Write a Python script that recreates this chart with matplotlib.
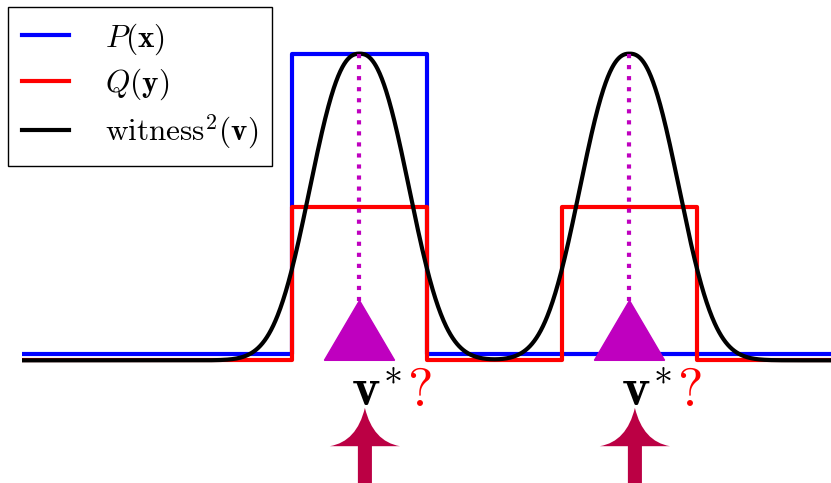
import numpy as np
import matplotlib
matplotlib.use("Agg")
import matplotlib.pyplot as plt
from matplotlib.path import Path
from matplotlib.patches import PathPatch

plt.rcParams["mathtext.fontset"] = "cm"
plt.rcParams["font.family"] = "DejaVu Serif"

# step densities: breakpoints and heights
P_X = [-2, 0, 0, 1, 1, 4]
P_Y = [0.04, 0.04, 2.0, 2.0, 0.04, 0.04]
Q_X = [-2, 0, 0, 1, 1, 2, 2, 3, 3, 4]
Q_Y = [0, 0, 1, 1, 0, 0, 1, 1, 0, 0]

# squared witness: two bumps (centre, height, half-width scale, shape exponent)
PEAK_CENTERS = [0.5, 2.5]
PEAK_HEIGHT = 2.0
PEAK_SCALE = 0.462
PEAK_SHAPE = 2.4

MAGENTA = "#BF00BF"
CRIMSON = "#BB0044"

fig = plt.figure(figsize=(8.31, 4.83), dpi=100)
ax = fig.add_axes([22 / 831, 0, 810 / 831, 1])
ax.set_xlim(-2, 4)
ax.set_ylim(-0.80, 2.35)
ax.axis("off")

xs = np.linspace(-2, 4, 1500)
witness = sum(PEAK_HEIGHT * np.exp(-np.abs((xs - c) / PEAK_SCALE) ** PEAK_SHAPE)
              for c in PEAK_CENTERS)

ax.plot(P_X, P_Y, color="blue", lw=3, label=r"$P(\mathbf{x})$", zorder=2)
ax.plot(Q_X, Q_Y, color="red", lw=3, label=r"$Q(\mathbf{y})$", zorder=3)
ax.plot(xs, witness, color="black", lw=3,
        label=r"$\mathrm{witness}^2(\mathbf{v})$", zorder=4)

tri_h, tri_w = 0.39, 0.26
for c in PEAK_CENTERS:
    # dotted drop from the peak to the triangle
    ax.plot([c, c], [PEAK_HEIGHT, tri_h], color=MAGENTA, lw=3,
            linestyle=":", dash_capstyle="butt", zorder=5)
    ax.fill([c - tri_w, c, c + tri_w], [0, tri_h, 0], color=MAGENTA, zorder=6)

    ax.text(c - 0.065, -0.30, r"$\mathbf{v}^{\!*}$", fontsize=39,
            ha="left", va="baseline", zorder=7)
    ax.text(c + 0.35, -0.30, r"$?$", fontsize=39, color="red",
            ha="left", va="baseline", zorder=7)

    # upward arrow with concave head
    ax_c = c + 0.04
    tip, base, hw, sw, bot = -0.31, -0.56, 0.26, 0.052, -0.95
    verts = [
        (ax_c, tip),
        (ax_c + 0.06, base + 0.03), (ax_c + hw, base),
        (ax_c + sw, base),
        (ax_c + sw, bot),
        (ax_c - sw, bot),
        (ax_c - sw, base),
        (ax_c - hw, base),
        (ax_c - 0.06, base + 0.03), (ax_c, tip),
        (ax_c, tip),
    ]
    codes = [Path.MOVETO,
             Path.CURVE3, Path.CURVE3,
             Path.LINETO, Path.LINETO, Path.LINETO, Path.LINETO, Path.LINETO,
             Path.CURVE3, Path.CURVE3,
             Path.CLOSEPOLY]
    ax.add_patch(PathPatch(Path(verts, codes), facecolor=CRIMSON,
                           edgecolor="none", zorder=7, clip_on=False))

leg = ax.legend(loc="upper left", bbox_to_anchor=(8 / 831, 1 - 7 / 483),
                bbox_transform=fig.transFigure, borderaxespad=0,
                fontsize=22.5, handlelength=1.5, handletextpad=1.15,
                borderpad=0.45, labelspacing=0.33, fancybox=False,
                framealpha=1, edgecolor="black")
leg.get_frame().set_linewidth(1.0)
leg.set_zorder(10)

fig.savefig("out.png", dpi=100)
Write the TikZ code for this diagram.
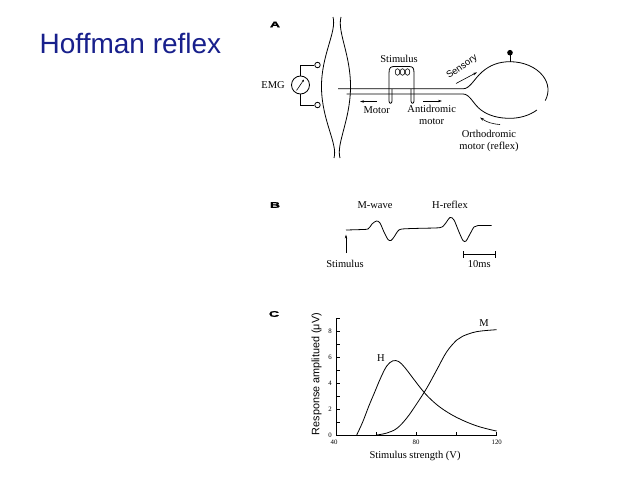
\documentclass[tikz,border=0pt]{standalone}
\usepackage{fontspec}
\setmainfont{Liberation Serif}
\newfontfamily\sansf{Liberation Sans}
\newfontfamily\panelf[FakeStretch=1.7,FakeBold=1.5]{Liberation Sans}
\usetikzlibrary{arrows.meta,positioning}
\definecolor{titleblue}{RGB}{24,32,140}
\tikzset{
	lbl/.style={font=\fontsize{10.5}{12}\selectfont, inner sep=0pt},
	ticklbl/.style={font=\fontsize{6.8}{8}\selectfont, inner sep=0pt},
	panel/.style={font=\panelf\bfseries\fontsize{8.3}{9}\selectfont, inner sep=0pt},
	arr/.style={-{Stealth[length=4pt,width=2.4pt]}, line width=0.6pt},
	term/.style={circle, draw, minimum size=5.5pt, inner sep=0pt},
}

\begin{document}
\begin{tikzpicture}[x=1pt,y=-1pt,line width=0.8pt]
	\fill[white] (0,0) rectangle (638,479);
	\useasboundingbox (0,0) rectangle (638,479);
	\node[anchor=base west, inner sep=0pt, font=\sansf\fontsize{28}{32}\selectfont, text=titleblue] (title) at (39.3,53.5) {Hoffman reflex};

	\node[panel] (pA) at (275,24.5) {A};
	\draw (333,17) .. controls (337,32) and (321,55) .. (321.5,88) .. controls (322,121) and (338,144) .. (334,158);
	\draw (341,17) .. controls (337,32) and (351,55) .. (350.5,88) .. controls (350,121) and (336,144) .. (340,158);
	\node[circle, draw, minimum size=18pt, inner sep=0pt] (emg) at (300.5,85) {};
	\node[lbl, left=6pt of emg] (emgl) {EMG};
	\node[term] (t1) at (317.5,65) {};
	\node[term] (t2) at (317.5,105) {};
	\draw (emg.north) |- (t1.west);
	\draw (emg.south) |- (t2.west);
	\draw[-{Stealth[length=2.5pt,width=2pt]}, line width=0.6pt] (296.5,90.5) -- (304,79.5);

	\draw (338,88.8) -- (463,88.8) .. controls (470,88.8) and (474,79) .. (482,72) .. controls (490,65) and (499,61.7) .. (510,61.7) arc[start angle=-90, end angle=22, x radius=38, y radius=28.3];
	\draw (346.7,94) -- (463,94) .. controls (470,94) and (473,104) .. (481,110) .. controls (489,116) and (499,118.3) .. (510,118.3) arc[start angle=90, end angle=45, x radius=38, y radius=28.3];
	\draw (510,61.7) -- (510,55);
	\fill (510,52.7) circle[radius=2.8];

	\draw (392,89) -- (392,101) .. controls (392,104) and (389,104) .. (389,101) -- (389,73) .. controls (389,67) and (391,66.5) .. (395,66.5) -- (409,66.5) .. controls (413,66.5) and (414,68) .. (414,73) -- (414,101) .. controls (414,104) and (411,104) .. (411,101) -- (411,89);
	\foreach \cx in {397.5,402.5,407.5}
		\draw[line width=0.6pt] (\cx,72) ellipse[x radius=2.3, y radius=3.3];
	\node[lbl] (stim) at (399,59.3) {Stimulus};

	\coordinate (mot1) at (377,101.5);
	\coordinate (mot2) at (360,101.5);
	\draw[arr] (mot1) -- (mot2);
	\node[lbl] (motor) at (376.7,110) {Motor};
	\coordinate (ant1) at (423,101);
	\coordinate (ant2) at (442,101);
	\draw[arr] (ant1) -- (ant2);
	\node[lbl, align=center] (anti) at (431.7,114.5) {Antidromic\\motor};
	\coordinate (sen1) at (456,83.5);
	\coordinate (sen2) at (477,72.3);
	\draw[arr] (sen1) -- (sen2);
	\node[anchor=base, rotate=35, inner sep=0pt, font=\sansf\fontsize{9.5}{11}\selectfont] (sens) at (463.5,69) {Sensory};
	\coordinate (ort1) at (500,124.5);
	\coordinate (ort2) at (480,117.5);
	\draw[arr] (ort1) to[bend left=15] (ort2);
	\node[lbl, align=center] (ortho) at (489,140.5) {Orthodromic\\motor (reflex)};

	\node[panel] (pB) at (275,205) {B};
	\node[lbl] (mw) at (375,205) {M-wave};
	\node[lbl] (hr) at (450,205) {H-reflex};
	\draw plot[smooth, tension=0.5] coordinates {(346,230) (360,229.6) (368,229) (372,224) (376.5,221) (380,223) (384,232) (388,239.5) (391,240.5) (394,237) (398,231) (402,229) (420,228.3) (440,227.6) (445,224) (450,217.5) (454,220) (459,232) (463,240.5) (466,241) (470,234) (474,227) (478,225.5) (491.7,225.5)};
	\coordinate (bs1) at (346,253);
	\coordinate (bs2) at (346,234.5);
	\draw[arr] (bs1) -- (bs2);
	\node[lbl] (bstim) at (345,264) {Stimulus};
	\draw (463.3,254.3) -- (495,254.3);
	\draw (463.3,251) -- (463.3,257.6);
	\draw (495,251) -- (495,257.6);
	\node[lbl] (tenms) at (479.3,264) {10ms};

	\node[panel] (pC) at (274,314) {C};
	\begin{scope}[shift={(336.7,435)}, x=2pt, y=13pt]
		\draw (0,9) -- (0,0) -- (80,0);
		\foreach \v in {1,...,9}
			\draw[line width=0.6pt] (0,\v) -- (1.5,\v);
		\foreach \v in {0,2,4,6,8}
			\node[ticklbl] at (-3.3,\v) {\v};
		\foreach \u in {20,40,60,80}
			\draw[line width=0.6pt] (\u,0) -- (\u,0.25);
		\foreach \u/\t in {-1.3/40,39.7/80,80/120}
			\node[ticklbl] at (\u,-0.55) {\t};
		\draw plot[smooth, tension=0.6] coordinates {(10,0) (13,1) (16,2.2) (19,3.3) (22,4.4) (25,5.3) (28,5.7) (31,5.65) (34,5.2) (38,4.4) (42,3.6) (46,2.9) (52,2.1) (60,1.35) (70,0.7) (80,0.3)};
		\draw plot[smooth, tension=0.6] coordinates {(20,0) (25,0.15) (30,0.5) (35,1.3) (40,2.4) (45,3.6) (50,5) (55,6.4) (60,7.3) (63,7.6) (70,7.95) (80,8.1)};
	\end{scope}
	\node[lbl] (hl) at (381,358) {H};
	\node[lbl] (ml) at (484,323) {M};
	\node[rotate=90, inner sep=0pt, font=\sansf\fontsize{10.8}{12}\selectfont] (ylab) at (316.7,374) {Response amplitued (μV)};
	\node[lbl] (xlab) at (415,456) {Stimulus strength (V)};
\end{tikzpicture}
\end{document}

==*==

## WHAT YOU ARE ASKED TO DO
Return exactly what appears from the opening line of the material through the line with "ax.fill([c - tri_w, c, c", apart from the pictures.

## RIGHT ANSWER
Write a Python script that recreates this chart with matplotlib.
import numpy as np
import matplotlib
matplotlib.use("Agg")
import matplotlib.pyplot as plt
from matplotlib.path import Path
from matplotlib.patches import PathPatch

plt.rcParams["mathtext.fontset"] = "cm"
plt.rcParams["font.family"] = "DejaVu Serif"

# step densities: breakpoints and heights
P_X = [-2, 0, 0, 1, 1, 4]
P_Y = [0.04, 0.04, 2.0, 2.0, 0.04, 0.04]
Q_X = [-2, 0, 0, 1, 1, 2, 2, 3, 3, 4]
Q_Y = [0, 0, 1, 1, 0, 0, 1, 1, 0, 0]

# squared witness: two bumps (centre, height, half-width scale, shape exponent)
PEAK_CENTERS = [0.5, 2.5]
PEAK_HEIGHT = 2.0
PEAK_SCALE = 0.462
PEAK_SHAPE = 2.4

MAGENTA = "#BF00BF"
CRIMSON = "#BB0044"

fig = plt.figure(figsize=(8.31, 4.83), dpi=100)
ax = fig.add_axes([22 / 831, 0, 810 / 831, 1])
ax.set_xlim(-2, 4)
ax.set_ylim(-0.80, 2.35)
ax.axis("off")

xs = np.linspace(-2, 4, 1500)
witness = sum(PEAK_HEIGHT * np.exp(-np.abs((xs - c) / PEAK_SCALE) ** PEAK_SHAPE)
              for c in PEAK_CENTERS)

ax.plot(P_X, P_Y, color="blue", lw=3, label=r"$P(\mathbf{x})$", zorder=2)
ax.plot(Q_X, Q_Y, color="red", lw=3, label=r"$Q(\mathbf{y})$", zorder=3)
ax.plot(xs, witness, color="black", lw=3,
        label=r"$\mathrm{witness}^2(\mathbf{v})$", zorder=4)

tri_h, tri_w = 0.39, 0.26
for c in PEAK_CENTERS:
    # dotted drop from the peak to the triangle
    ax.plot([c, c], [PEAK_HEIGHT, tri_h], color=MAGENTA, lw=3,
            linestyle=":", dash_capstyle="butt", zorder=5)
    ax.fill([c - tri_w, c, c + tri_w], [0, tri_h, 0], color=MAGENTA, zorder=6)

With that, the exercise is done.